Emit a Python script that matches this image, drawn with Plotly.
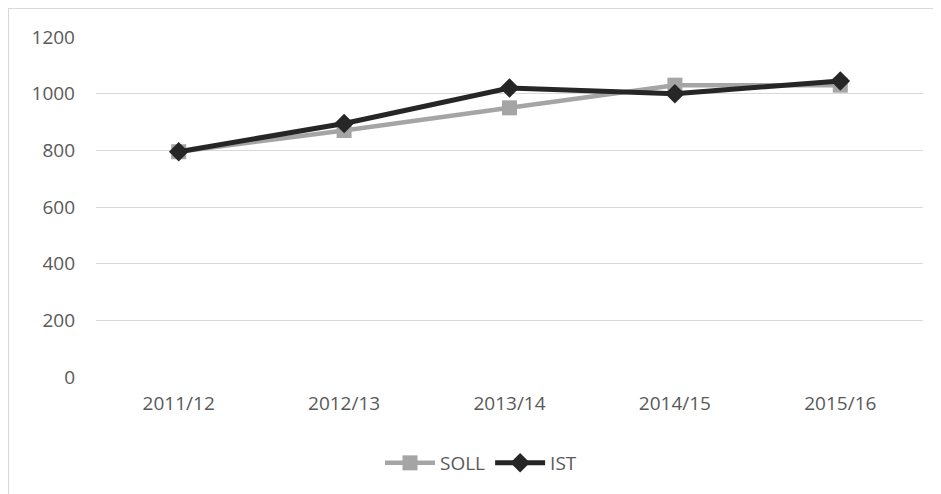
import plotly.graph_objects as go

categories = ["2011/12", "2012/13", "2013/14", "2014/15", "2015/16"]
soll = [795, 870, 950, 1030, 1030]
ist = [795, 895, 1020, 1000, 1045]
y_ticks = [0, 200, 400, 600, 800, 1000, 1200]

W, H = 941, 494
# plot area in figure pixels (page is offset by the 8px body margin)
L, R, T, B = 88, 915, 29, 369
pw, ph = R - L, B - T

def px(x):
    return (x - L) / pw

def py(y):
    return (B - y) / ph

FONT = "Open Sans, Liberation Sans, sans-serif"
TXT = "#595959"
FS = 19

fig = go.Figure()
fig.add_trace(go.Scatter(
    x=categories, y=soll, name="SOLL", mode="lines+markers",
    line=dict(color="#A5A5A5", width=4.5),
    marker=dict(symbol="square", size=15, color="#A5A5A5"),
))
fig.add_trace(go.Scatter(
    x=categories, y=ist, name="IST", mode="lines+markers",
    line=dict(color="#262626", width=5),
    marker=dict(symbol="diamond", size=15, color="#262626"),
))

fig.update_layout(
    width=W, height=H,
    margin=dict(l=L, r=W - R, t=T, b=H - B, autoexpand=False),
    paper_bgcolor="white", plot_bgcolor="white",
    font=dict(family=FONT, size=FS, color=TXT),
    showlegend=True,
    legend=dict(orientation="h", x=px(473), xanchor="center", y=py(455), yanchor="middle",
                font=dict(family=FONT, size=FS, color=TXT), itemwidth=50, tracegroupgap=0),
    xaxis=dict(showgrid=False, showline=False, zeroline=False, ticks="",
               tickfont=dict(family=FONT, size=FS, color=TXT), range=[-0.5, 4.5],
               ticklabelstandoff=13),
    yaxis=dict(range=[0, 1200], tickvals=y_ticks, showgrid=True, gridcolor="#D9D9D9",
               gridwidth=1, zeroline=False, showline=False, ticks="",
               tickfont=dict(family=FONT, size=FS, color=TXT), ticklabelstandoff=20),
    shapes=[dict(type="rect", xref="paper", yref="paper",
                 x0=px(0.5), x1=px(W + 20), y0=py(H + 20), y1=py(0.5),
                 line=dict(color="#D9D9D9", width=1.2), layer="below")],
)

fig.write_html("out.html")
━━━━━━━━━━━━━━━━━━━━
_Goal_. Set the lines above down again, word for word, from the first through the one containing "y_ticks = [0, 200, 400, 600, 800, 1000, 1200]"; pictures excluded.

_Response to this exercise_.
Emit a Python script that matches this image, drawn with Plotly.
import plotly.graph_objects as go

categories = ["2011/12", "2012/13", "2013/14", "2014/15", "2015/16"]
soll = [795, 870, 950, 1030, 1030]
ist = [795, 895, 1020, 1000, 1045]
y_ticks = [0, 200, 400, 600, 800, 1000, 1200]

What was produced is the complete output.